** START OF Provided entries **
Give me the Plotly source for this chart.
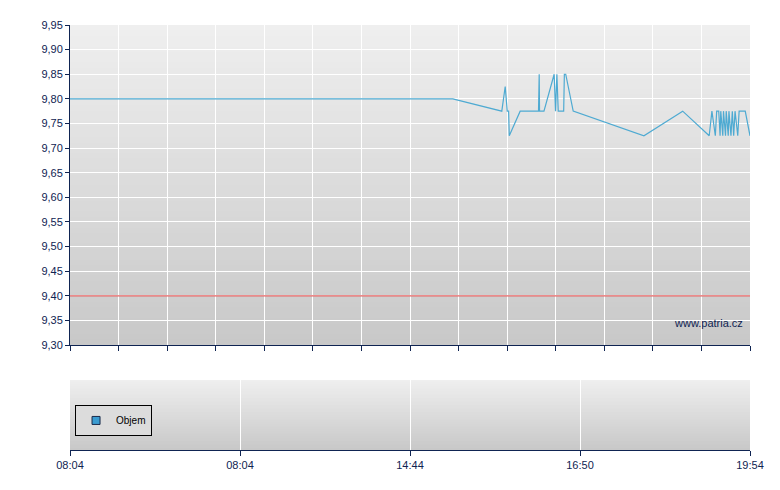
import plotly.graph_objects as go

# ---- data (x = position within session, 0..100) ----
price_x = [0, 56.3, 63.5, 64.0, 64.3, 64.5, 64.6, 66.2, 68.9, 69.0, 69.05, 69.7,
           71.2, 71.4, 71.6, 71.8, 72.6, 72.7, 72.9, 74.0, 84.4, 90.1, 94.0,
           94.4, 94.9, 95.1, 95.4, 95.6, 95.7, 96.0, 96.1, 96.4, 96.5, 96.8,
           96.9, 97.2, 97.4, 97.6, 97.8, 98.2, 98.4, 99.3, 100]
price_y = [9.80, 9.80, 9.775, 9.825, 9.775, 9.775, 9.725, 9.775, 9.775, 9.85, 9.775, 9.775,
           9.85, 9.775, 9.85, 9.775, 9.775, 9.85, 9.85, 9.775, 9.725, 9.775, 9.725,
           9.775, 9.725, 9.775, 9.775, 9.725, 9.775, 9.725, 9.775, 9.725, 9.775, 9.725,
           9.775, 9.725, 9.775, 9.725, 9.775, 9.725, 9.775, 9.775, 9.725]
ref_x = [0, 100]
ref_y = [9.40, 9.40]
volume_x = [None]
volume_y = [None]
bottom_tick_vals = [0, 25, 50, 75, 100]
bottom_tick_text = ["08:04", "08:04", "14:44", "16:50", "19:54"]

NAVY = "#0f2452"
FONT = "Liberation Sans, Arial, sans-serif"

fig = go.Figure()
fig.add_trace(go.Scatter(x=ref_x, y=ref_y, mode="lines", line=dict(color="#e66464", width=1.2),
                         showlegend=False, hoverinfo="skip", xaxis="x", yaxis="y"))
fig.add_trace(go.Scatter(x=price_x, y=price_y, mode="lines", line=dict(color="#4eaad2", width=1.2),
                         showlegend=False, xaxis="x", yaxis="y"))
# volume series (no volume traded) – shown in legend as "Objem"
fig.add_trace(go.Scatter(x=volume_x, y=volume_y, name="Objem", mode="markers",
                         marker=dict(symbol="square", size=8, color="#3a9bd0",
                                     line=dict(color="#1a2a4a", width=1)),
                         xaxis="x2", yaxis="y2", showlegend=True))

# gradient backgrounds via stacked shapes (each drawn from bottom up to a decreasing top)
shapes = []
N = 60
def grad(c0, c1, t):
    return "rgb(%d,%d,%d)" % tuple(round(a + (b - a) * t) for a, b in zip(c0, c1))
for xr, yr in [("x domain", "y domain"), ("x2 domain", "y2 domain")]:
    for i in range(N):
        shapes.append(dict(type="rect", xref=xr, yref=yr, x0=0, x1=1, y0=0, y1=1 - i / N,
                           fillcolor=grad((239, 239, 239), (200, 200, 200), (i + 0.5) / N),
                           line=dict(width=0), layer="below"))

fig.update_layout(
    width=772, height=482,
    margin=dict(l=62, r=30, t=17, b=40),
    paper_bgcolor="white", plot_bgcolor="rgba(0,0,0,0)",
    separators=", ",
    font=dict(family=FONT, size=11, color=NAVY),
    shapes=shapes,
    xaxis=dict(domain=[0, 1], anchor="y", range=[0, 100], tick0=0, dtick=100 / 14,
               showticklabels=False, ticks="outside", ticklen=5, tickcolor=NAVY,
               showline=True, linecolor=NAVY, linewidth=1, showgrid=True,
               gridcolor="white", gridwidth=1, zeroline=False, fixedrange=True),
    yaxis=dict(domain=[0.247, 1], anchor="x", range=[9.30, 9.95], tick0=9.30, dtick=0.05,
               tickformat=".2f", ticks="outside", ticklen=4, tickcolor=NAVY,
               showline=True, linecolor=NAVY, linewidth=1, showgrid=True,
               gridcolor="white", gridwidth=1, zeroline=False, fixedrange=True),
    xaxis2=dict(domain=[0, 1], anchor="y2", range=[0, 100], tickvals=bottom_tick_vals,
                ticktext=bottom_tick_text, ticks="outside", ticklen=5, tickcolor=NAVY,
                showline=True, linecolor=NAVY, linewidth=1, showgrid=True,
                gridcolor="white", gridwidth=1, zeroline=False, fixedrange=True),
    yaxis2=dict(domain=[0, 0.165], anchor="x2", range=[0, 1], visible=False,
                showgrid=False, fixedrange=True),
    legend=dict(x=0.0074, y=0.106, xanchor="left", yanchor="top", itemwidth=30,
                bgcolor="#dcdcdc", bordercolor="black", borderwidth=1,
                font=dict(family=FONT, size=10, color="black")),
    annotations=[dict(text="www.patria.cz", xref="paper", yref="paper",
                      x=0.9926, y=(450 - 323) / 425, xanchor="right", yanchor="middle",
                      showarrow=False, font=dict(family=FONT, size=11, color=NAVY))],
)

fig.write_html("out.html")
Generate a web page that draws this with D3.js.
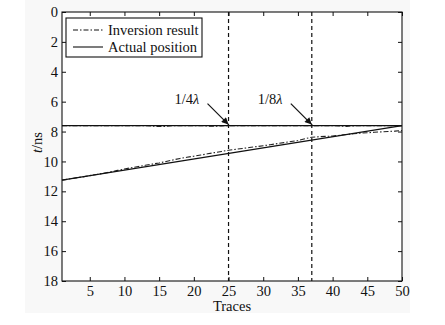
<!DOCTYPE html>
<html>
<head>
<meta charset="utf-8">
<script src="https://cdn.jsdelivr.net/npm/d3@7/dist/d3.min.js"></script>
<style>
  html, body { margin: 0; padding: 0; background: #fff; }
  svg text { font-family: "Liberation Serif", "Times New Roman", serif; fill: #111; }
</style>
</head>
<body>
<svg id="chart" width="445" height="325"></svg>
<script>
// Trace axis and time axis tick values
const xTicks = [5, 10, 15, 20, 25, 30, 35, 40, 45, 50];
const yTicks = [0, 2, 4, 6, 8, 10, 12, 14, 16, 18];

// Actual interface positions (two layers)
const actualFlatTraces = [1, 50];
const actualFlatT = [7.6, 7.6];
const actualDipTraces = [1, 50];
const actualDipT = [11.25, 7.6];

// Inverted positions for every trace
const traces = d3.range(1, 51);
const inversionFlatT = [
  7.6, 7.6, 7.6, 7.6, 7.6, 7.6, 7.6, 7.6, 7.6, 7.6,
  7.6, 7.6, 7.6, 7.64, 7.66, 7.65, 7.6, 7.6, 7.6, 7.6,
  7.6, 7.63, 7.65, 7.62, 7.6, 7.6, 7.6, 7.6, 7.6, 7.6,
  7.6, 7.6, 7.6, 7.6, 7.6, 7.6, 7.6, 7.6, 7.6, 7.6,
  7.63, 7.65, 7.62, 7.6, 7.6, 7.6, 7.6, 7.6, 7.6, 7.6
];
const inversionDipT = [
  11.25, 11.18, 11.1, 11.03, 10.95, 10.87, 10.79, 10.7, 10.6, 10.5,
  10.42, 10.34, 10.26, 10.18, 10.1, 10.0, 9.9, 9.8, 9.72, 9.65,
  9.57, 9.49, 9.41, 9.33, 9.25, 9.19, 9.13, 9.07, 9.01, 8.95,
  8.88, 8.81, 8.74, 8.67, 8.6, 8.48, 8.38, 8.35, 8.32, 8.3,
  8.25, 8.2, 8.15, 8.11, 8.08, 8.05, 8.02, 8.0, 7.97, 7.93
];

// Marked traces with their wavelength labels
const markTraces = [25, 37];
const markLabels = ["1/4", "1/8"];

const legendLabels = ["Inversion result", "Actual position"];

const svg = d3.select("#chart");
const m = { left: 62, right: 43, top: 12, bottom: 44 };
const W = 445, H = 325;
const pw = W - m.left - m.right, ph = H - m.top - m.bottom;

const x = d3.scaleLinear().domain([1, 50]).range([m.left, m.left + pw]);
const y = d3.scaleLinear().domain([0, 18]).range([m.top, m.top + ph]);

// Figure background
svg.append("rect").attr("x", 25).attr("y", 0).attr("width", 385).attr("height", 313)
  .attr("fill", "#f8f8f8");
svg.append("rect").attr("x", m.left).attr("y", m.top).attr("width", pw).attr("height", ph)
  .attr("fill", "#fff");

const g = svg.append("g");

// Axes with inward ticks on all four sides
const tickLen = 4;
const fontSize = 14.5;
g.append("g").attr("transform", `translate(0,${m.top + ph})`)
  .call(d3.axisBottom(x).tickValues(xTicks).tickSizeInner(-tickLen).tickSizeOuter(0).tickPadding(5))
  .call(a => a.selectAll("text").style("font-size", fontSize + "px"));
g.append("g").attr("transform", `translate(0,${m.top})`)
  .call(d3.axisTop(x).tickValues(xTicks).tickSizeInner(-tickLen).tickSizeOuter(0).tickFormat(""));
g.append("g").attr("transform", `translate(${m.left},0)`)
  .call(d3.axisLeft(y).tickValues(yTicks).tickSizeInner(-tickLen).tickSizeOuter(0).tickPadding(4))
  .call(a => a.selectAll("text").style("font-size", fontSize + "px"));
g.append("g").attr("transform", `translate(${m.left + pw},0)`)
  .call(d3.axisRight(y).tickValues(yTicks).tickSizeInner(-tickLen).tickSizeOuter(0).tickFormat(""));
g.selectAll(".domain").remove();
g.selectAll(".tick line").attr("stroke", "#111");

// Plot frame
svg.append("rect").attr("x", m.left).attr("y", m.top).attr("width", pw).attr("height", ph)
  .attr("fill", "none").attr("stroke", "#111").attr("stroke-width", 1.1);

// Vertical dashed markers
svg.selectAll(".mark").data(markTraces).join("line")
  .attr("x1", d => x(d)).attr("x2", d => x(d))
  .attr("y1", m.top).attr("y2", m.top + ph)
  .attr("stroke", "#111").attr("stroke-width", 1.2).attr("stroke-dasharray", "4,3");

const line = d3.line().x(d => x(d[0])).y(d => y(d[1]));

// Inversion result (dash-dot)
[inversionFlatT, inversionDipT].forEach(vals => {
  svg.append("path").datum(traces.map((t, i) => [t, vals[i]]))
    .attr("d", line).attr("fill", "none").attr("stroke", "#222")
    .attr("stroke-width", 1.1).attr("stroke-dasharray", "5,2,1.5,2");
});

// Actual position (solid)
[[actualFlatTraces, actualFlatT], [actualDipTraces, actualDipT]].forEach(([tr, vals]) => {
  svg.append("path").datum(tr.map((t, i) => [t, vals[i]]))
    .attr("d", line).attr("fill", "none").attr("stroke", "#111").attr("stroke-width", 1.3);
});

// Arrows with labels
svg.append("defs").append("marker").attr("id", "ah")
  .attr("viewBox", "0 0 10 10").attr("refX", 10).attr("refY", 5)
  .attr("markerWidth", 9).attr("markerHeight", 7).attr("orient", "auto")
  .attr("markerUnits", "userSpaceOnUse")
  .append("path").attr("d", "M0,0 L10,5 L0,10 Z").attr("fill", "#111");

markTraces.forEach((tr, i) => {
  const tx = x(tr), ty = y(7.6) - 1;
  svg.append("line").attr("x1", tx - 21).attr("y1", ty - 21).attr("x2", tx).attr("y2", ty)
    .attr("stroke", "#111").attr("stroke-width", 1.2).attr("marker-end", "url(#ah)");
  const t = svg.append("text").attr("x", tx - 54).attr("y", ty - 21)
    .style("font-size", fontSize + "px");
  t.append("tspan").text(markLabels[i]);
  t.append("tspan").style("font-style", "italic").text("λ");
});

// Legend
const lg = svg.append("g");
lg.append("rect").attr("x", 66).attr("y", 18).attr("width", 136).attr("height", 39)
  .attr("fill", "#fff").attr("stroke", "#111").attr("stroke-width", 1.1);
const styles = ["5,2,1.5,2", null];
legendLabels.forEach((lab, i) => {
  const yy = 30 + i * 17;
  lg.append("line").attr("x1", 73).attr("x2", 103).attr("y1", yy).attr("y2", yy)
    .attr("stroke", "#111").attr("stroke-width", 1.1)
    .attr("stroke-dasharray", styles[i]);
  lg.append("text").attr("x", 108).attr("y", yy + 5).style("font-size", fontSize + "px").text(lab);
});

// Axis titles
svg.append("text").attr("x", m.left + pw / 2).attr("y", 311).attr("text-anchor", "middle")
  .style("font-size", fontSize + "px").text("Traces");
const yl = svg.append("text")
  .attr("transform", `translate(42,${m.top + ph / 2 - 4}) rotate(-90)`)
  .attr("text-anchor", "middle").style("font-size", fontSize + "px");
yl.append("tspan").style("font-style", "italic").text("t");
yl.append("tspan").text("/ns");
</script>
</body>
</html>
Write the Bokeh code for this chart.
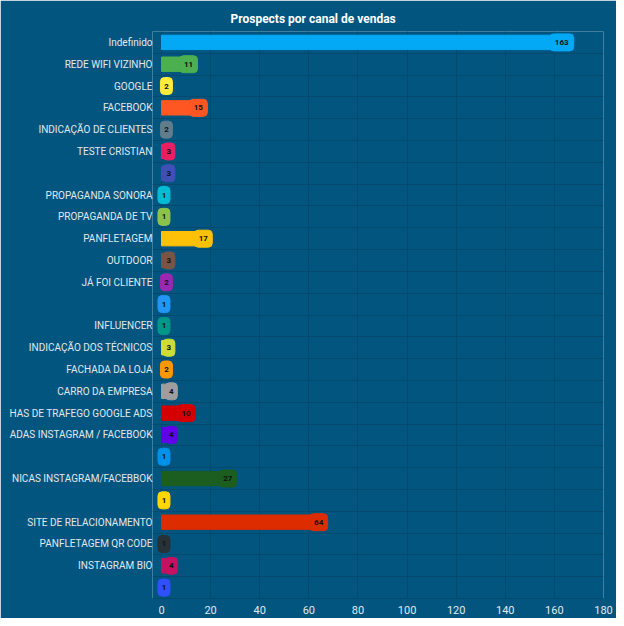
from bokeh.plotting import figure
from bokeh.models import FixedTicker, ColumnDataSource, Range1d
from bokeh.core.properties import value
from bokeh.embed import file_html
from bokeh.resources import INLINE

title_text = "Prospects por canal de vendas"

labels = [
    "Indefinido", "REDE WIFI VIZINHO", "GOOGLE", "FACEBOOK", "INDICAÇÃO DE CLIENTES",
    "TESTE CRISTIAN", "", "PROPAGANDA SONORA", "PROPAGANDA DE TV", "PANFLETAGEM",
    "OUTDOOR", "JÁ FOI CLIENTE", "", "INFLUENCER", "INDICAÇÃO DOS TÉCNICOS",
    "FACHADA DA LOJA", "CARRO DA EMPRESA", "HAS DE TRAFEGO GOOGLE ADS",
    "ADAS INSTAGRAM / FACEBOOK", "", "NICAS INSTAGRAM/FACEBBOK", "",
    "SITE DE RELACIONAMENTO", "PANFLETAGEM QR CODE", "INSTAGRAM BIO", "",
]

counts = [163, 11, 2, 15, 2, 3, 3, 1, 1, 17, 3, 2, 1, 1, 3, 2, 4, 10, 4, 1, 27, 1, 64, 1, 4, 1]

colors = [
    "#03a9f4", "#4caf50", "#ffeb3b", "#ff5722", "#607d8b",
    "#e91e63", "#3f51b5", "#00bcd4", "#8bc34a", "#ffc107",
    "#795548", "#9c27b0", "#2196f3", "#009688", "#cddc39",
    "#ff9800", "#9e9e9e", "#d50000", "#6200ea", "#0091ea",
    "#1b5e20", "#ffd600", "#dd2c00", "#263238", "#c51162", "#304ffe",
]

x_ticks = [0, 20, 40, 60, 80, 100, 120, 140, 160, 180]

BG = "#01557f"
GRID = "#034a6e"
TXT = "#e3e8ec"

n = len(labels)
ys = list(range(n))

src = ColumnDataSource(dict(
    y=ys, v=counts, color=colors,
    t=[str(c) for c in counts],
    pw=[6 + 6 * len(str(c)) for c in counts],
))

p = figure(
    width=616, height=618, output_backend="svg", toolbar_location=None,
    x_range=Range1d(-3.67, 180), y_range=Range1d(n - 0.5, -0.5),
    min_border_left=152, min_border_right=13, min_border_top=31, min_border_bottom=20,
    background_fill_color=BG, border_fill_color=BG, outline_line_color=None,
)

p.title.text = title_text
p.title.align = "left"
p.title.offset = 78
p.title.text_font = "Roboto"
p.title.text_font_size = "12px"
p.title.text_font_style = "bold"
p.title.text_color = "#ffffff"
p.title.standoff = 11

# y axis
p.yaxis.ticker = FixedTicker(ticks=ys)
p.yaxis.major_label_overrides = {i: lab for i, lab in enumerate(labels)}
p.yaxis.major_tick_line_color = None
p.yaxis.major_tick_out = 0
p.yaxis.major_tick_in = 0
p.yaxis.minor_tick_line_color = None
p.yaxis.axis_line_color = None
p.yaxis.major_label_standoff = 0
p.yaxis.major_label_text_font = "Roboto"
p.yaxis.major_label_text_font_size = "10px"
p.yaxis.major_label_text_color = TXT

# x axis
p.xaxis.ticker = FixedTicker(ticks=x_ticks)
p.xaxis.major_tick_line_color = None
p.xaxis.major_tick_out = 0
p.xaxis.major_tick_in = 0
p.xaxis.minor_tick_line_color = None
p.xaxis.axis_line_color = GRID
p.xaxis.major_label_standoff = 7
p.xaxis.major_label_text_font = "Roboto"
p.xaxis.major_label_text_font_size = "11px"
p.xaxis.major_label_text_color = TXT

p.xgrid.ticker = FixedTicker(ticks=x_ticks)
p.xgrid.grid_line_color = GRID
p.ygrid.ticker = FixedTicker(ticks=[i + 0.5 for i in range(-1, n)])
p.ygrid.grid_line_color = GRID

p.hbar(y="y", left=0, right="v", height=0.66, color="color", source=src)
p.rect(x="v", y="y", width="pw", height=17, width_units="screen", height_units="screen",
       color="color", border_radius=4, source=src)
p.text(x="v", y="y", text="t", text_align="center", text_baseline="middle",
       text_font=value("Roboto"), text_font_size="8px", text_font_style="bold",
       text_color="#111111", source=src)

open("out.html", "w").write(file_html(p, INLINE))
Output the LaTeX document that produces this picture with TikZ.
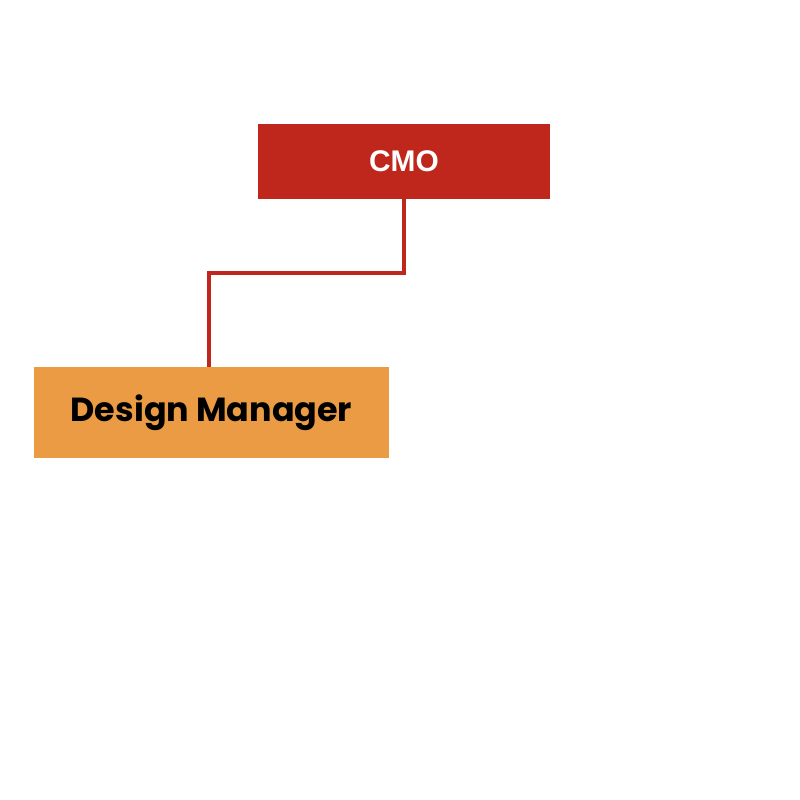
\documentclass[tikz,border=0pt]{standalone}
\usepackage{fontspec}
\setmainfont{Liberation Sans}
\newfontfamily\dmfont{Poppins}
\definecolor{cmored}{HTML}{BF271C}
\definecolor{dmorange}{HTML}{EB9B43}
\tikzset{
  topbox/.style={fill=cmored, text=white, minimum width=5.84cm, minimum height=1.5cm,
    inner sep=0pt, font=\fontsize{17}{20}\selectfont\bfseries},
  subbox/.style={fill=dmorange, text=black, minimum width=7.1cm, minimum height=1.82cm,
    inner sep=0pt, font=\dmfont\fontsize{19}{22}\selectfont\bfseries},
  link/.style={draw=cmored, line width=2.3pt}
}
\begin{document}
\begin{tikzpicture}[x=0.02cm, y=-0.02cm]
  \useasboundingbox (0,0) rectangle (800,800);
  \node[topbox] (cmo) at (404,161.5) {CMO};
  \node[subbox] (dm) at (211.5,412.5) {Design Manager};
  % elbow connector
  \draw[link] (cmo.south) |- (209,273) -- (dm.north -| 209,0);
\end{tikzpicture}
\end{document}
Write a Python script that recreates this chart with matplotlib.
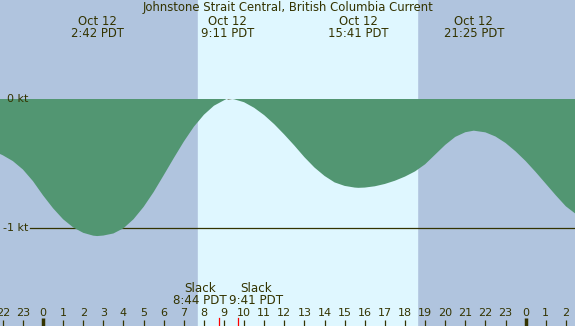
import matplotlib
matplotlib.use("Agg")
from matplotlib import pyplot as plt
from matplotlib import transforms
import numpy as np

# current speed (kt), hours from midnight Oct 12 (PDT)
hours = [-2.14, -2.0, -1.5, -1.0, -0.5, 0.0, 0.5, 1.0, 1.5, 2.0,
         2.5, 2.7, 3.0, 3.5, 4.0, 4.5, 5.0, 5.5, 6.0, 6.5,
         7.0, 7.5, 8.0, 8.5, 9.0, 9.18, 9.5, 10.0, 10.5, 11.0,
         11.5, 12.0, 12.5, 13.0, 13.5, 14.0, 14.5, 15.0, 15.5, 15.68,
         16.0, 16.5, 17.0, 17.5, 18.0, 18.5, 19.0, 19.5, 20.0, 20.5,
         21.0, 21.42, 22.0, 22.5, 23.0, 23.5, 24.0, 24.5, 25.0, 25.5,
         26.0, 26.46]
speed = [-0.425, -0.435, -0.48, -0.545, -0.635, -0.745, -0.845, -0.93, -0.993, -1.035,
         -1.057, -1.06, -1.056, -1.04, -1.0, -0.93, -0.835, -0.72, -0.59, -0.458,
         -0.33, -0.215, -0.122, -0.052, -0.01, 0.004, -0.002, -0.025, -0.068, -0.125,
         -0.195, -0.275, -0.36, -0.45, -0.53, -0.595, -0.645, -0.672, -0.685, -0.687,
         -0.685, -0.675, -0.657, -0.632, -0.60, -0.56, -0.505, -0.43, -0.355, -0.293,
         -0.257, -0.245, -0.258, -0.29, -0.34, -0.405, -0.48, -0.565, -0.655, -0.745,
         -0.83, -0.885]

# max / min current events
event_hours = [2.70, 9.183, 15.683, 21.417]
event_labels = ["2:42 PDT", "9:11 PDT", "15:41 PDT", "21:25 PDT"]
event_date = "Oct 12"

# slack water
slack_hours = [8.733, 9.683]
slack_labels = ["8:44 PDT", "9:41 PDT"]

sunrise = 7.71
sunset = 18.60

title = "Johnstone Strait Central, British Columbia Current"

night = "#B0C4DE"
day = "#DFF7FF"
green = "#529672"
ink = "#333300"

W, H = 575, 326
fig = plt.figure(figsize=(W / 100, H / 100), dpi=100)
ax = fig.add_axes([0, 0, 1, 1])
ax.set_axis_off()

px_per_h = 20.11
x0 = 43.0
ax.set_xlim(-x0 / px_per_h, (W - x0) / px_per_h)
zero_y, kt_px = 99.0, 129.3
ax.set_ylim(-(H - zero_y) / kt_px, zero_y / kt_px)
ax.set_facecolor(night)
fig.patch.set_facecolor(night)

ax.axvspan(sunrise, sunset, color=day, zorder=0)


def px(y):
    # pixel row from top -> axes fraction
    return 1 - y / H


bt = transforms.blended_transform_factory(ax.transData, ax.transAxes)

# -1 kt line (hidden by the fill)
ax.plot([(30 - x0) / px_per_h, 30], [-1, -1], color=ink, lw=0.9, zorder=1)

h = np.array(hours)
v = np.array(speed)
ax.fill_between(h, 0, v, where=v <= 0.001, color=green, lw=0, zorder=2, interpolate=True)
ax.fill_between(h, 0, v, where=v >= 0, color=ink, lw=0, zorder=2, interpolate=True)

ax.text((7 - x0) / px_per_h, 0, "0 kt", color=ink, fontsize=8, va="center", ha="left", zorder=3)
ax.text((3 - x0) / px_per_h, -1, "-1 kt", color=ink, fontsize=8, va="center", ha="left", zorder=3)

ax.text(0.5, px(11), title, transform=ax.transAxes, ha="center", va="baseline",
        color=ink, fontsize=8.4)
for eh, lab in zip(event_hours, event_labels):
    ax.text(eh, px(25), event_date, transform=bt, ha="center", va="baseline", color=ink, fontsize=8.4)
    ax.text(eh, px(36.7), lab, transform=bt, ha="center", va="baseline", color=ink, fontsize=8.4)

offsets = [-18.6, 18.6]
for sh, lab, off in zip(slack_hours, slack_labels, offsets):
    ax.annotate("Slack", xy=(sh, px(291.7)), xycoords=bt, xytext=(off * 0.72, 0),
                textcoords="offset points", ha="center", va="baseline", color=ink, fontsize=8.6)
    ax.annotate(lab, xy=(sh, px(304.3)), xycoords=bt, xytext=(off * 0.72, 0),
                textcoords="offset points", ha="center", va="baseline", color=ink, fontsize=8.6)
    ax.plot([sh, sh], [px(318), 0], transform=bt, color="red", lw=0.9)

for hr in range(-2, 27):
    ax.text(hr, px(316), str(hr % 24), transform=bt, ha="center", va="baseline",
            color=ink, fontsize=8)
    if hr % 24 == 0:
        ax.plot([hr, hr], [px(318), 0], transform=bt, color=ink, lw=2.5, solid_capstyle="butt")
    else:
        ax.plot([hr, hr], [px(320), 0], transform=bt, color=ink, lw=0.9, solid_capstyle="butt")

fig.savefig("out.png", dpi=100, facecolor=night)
** END OF Provided entries **
Requirements: The images in the entries above should be left out; please reproduce exactly the lines from the first through the one containing "import plotly.graph_objects as go".

Task output:
Give me the Plotly source for this chart.
import plotly.graph_objects as go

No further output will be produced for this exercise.